In an International Mission Board service marked by testimonies and prayer for the approximate 11,700 people groups around the world, IMB President David Platt reminded messengers to the Southern Baptist Convention that the SBC exists first and foremost for the spread the Gospel.
“Tonight we have the opportunity to remember the reason we came together in the first place. We exist to combine the efforts of our churches for the spread of the Gospel in the world,” Platt said during IMB’s Sending Celebration the evening of June 12.
Platt introduced 47 newly appointed missionaries approved by IMB trustees during their June 11 meeting in Dallas. The celebration also recognized 32 journeymen — recent college graduates who will serve internationally as fulltime, fully funded church planters for two to three years.
All are going to “people and places where the Gospel has not yet gone,” Platt said.
Every church has a role
The celebration emphasized the importance of the local church in identifying, nurturing and supporting missionaries. Platt introduced a new resource for churches: “Foundations,” a magazine-style summary of the biblical and theological foundations of what the IMB does around the world.

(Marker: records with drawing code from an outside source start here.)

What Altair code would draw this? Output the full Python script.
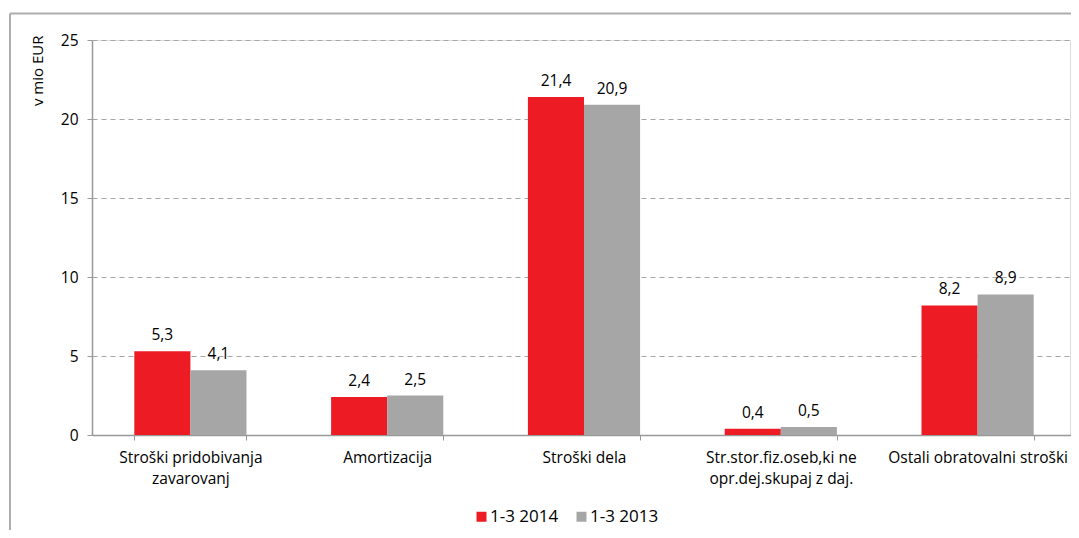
import altair as alt
import pandas as pd

categories = [
    "Stroški pridobivanja|zavarovanj",
    "Amortizacija",
    "Stroški dela",
    "Str.stor.fiz.oseb,ki ne|opr.dej.skupaj z daj.",
    "Ostali obratovalni stroški",
]
series = ["1-3 2014", "1-3 2013"]
values_2014 = [5.3, 2.4, 21.4, 0.4, 8.2]
values_2013 = [4.1, 2.5, 20.9, 0.5, 8.9]
colors = ["#ED1C24", "#A6A6A6"]

rows = []
for c, v in zip(categories, values_2014):
    rows.append({"cat": c, "series": series[0], "value": v})
for c, v in zip(categories, values_2013):
    rows.append({"cat": c, "series": series[1], "value": v})
df = pd.DataFrame(rows)
df["label"] = df["value"].map(lambda v: f"{v:.1f}".replace(".", ","))

FONT = "Open Sans"
FS = 15.5
W, H = 978, 395
BAND_RANGE = 984

x_enc = alt.X(
    "cat:N",
    sort=categories,
    scale=alt.Scale(paddingInner=0.43, paddingOuter=0.215, range=[0, BAND_RANGE]),
    axis=alt.Axis(
        title=None,
        labelAngle=0,
        labelExpr="split(datum.label, '|')",
        tickBand="extent",
        tickSize=5,
        tickColor="#999999",
        domainColor="#999999",
        domainWidth=1.5,
        labelPadding=10,
        labelFontSize=FS,
        labelLineHeight=21,
        labelColor="#000000",
        labelFont=FONT,
        grid=False,
    ),
)
xoff = alt.XOffset("series:N", sort=series, scale=alt.Scale(paddingInner=0, paddingOuter=0))

bars = alt.Chart(df).mark_bar().encode(
    x=x_enc,
    xOffset=xoff,
    y=alt.Y(
        "value:Q",
        scale=alt.Scale(domain=[0, 25], nice=False),
        axis=alt.Axis(
            title="v mio EUR",
            values=[0, 5, 10, 15, 20, 25],
            format="d",
            tickSize=5,
            tickColor="#999999",
            domainColor="#999999",
            domainWidth=1.5,
            labelPadding=9,
            labelFontSize=FS,
            labelColor="#000000",
            labelFont=FONT,
            gridColor="#A6A6A6",
            gridDash=[5, 4],
            gridWidth=1.2,
            titleFont=FONT,
            titleFontSize=15,
            titleFontWeight="normal",
            titleColor="#000000",
            titleAngle=270,
            titleAlign="right",
            titleBaseline="middle",
            titleX=-55,
            titleY=-5,
        ),
    ),
    color=alt.Color(
        "series:N",
        sort=series,
        scale=alt.Scale(domain=series, range=colors),
        legend=alt.Legend(
            title=None,
            orient="none",
            direction="horizontal",
            legendX=381,
            legendY=468,
            symbolType="square",
            symbolSize=100,
            symbolStrokeWidth=0,
            labelFontSize=17,
            labelFont=FONT,
            labelColor="#000000",
            labelOffset=0,
            columnPadding=14,
        ),
    ),
)

texts = alt.Chart(df).mark_text(
    baseline="alphabetic", dy=-11, fontSize=FS, font=FONT, color="#000000"
).encode(
    x=alt.X("cat:N", sort=categories),
    xOffset=xoff,
    y="value:Q",
    text="label:N",
)

frame_h = alt.Chart(pd.DataFrame({"a": [0]})).mark_rule(color="#ADADAD", strokeWidth=2).encode(
    x=alt.value(-82), x2=alt.value(1100), y=alt.value(-26.5)
)
frame_v = alt.Chart(pd.DataFrame({"a": [0]})).mark_rule(color="#ADADAD", strokeWidth=2).encode(
    x=alt.value(-82), y=alt.value(-26.5), y2=alt.value(600)
)

chart = (
    alt.layer(bars, texts, frame_h, frame_v)
    .properties(
        width=W,
        height=H,
        autosize=alt.AutoSizeParams(type="none"),
        padding={"left": 84, "top": 32, "right": 1, "bottom": 95},
    )
    .configure_view(stroke="#A6A6A6", strokeWidth=1.5)
    .configure(background="white")
)

chart.save("out.html", embed_options={"renderer": "svg", "actions": False})
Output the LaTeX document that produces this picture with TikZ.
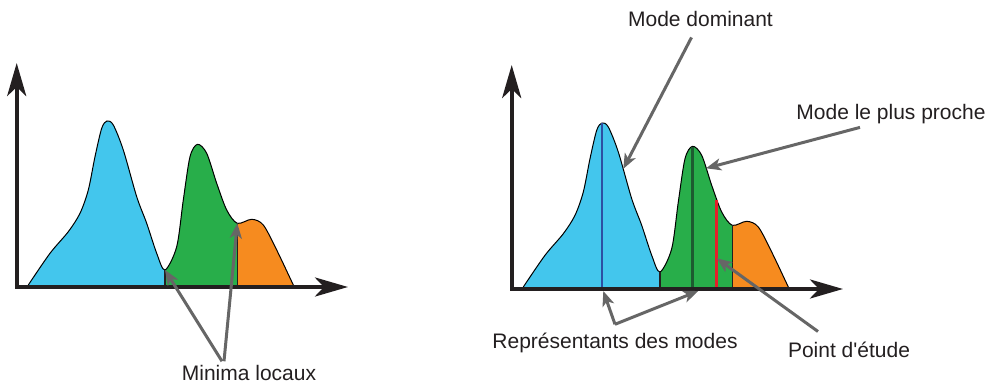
\documentclass[tikz,border=0pt]{standalone}
\usepackage{fontspec}
\setmainfont{Liberation Sans}
\usetikzlibrary{arrows.meta,calc,positioning}
\definecolor{bleu}{RGB}{67,198,237}
\definecolor{vert}{RGB}{40,174,74}
\definecolor{orange}{RGB}{246,139,31}
\definecolor{bleufonce}{RGB}{45,79,163}
\definecolor{vertfonce}{RGB}{29,91,48}
\definecolor{rouge}{RGB}{228,32,42}
\definecolor{gris}{RGB}{102,102,102}
\definecolor{texte}{RGB}{35,31,32}
\tikzstyle{axe}    =[line width=4.2pt, line join=miter, draw=texte,
                     arrows={Stealth[length=33pt,width=19pt,inset=9pt]-Stealth[length=33pt,width=19pt,inset=9pt]}]
\tikzstyle{fleche} =[line width=3pt, draw=gris,
                     arrows={-Stealth[length=15pt,width=12pt,inset=4pt]}]
\tikzstyle{contour}=[line width=1pt, draw=black]
\tikzstyle{sep}    =[line width=1.6pt, draw=texte]
\tikzstyle{legende}=[font=\fontsize{21}{25}\selectfont, text=texte,
                     anchor=base]
\newcommand{\bosses}{%
  \begin{scope}
    \clip (28.3,287) -- plot[smooth] coordinates {(28.3,285) (50,253.3)
      (68.3,231.7) (80,213.3) (88.3,190) (95,156.7) (101.7,128.3)
      (107,121) (113.3,125) (123.3,150) (136.7,196.7) (146.7,223.3)
      (156.7,253.3) (165,270) (176.7,246.7) (183.3,200) (190,156.7)
      (197.5,144.3) (206.7,153.3) (216.7,183.3) (226.7,210) (237.3,223.3)
      (251.7,219.3) (263.3,225) (276.7,250) (293.3,285)} -- (293.3,287) -- cycle;
    \fill[bleu] (0,0) rectangle (165,300);
    \fill[vert] (165,0) rectangle (237.3,300);
    \fill[orange] (237.3,0) rectangle (320,300);
  \end{scope}
  \draw[contour] plot[smooth] coordinates {(28.3,285) (50,253.3)
      (68.3,231.7) (80,213.3) (88.3,190) (95,156.7) (101.7,128.3)
      (107,121) (113.3,125) (123.3,150) (136.7,196.7) (146.7,223.3)
      (156.7,253.3) (165,270) (176.7,246.7) (183.3,200) (190,156.7)
      (197.5,144.3) (206.7,153.3) (216.7,183.3) (226.7,210) (237.3,223.3)
      (251.7,219.3) (263.3,225) (276.7,250) (293.3,285)};
}

\begin{document}
\begin{tikzpicture}[x=1pt, y=-1pt]
  \useasboundingbox (0,0) rectangle (989,385);

  % histogramme de gauche
  \bosses
  \coordinate (min1) at (165,270);
  \coordinate (min2) at (237.3,223.3);
  \draw[sep] (min1) -- (165,287);
  \draw[sep] (min2) -- (237.3,287);
  \draw[axe] (16.7,63) -- (16.7,287) -- (348,287);

  \node[legende] (minima) at (249,380) {Minima locaux};
  \draw[fleche] ([xshift=-27pt]minima.north) -- (min1);
  \draw[fleche] ([xshift=-25pt]minima.north) -- (min2);

  % histogramme de droite
  \begin{scope}[shift={(495,2)}]
    \bosses
    \coordinate (pic1) at (107,121.5);
    \coordinate (pic2) at (197.5,144.8);
    \coordinate (etude) at (221.7,198);
    \coordinate (flanc1) at (128.3,166.8);
    \coordinate (flanc2) at (211,166.3);
    \coordinate (pointe) at (221.7,256.3);
    \coordinate (rep1) at (108.3,289);
    \coordinate (rep2) at (203.3,289);
    \draw[sep] (165,270) -- (165,287);
    \draw[sep] (237.3,223.3) -- (237.3,287);
    \draw[line width=2.8pt, bleufonce] (pic1) -- (107,287);
    \draw[line width=2.8pt, vertfonce] (pic2) -- (197.5,287);
    \draw[line width=2.8pt, rouge] (etude) -- (221.7,287);
    \draw[axe] (16.7,63) -- (16.7,287) -- (348,287);
  \end{scope}

  \node[legende] (dominant) at (700.5,26.7) {Mode dominant};
  \node[legende] (proche) at (891,119.5) {Mode le plus proche};
  \node[legende] (representants) at (615,348.3) {Représentants des modes};
  \node[legende] (point) at (849,357.5) {Point d\textquotesingle étude};

  \draw[fleche] ([xshift=-9pt,yshift=-7pt]dominant.south) -- (flanc1);
  \draw[fleche] ([xshift=-31pt]proche.south) -- (flanc2);
  \draw[fleche] ([yshift=5pt]representants.north) -- (rep1);
  \draw[fleche] ([yshift=5pt]representants.north) -- (rep2);
  \draw[fleche] ([xshift=-31pt,yshift=7pt]point.north) -- (pointe);

\end{tikzpicture}
\end{document}
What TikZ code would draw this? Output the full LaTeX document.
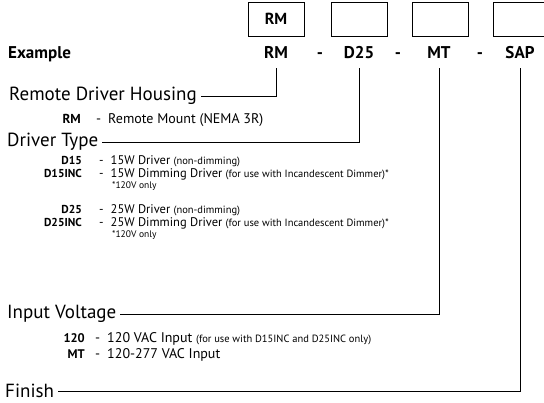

Platt underscored the cooperative nature of Southern Baptists’ global evangelistic efforts. “We have given together all year long. By God’s grace through you, the IMB is on firm financial ground, so tonight we’re going to pray together and we’re going to send together,” he said.
The new missionaries together with local church representatives entered the hall to the beating of African drums, which heightened the excitement and anticipation of the evening. Meghan, a journeyman to Southeast Asia whose last name wasn’t used, opened the service with her story.
Meghan said, “The stories we tell you are glimpses into how our churches played their role in our call to missions. I’m from a small church of 100 people, and I’m the first missionary we’ve sent out in 60 years.”
The 79 new workers represent both large and small churches in large cities and small towns in the United States and abroad.
Fiodor and Galina Baraniuk, newly appointed missionaries to Europe, grew up in the former Soviet Union where life was “difficult for Christians,” Galina said. The two came to faith in Christ at a young age in the Soviet Union and later moved to the United States. They are being sent by Meadow Brook Baptist Church in Byhalia, Miss.
“Through our church, God moved our hearts for European people,” Galina said.